Chrome - Half Machine Lip Moves

(1979)


My copy: 2009 reissue by Cleopatra.


Beginning in the mid 70s, Chrome was originally the brainchild of Damon Edge before co-collaborator Helios Creed signed on for the second full-length in ‘77. While Alien Soundtracks solidified Chrome as a serious competitor in the experimental punk movement, it would be the later Half Machine Lip Moves that would push them to the height of their influence. Often credited with birthing industrial-rock, the ‘79 LP is a feverish trip through extraterrestrial tones and harsh, abrasive riffing.

Destructive guitar string manipulation brings us first into the lo-fi punk of “TV As Eyes.” While it’s obvious there’s a Stooges connection here, Chrome dares to push their experimentation far beyond any of Iggy’s weirdest stunts. There are often blurred vocal samples bubbling in deep cauldrons of noise only to bleed away into the next transmission. Psych tinged guitar chugging takes reign on “Zombie Warfare (Can’t Let You Down)” where there appears to be a kraut-rock aspect to the repetitive rhythm section. It’s not long before the track is ripped apart and re-structured into a paranoid set of riffs that dance around metallic percussive clanging, displaying their affinity for mixing in unconventional sounds. The songs love to fracture playfully into multiple movements across short timeframes, making more straightforward songs like “March Of The Chrome Police (A Cold Clamey Bombing)” feel normal despite continued experimentation.

“You’ve Been Duplicated” dives into the sci-fi theme as the vocals reduce to villainous taunts over primitive drumming. The music is drenched in interesting samples, making up for the sometimes lackluster production of the low-end. “Mondo Anthem” starts as a distorted march for the depraved before being sucked into a portal of rotating sounds. Droning dissonant keys hold in the background under a jam on Eastern scales before the song fakes its own death more than once.  The title track embraces the industrial sound fully with more scrap-metal percussion and battered guitar shrieks - it is harsh but not produced to be too brittle on the ears. There are echoes of both goth (in some vocal deliveries) and psychedelic (in the heavy use of flange and wah wah) across much of the back half of the record. “Abstract Nympho” sounds like a tour through bizarro NYC thanks to drowned samples and buzzing keys before the song is spastically reworked multiple times. 

“Turned Around” is a brief tantrum of noise crossed with melodic bass and pulsing wah-guitar before “Zero Time” commits fully to a repetitive mantra. The fun of the experiment begins to fall apart with “Creature Eternal” where goofy monster voices feel forced - the bit-crushed instrumentals are neat at least. “Critical Mass” concludes with smooth bass and acidic guitar, ending on one of the shorter songs. 

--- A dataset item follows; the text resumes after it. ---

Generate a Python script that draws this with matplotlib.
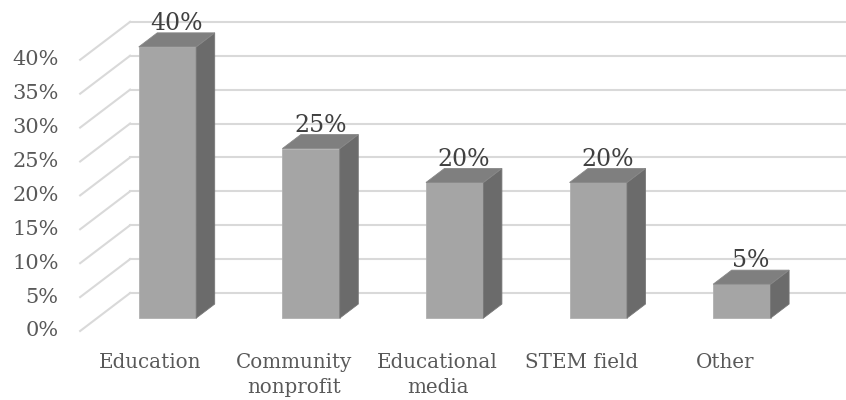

Half Machine Lip Moves retroactively became a highly influential record for up-and-coming noise-makers of the 80s and 90s, and its creativity is commendable for its time. The sheer transportative quality held within some of the odd soundscapes is far greater than many other contemporaries (Save Faust and other German visionaries from the early 70s). Mostly Chrome’s legacy is about their fusion of industrial and sneering punk music, though many of their noisy interludes are more captivating than the average listeners give credit for. Listen closely and their vision might beam itself into your human noggin: this is the sound of aliens replicating their favorite bits of early punk - and they’ve outdone most of us.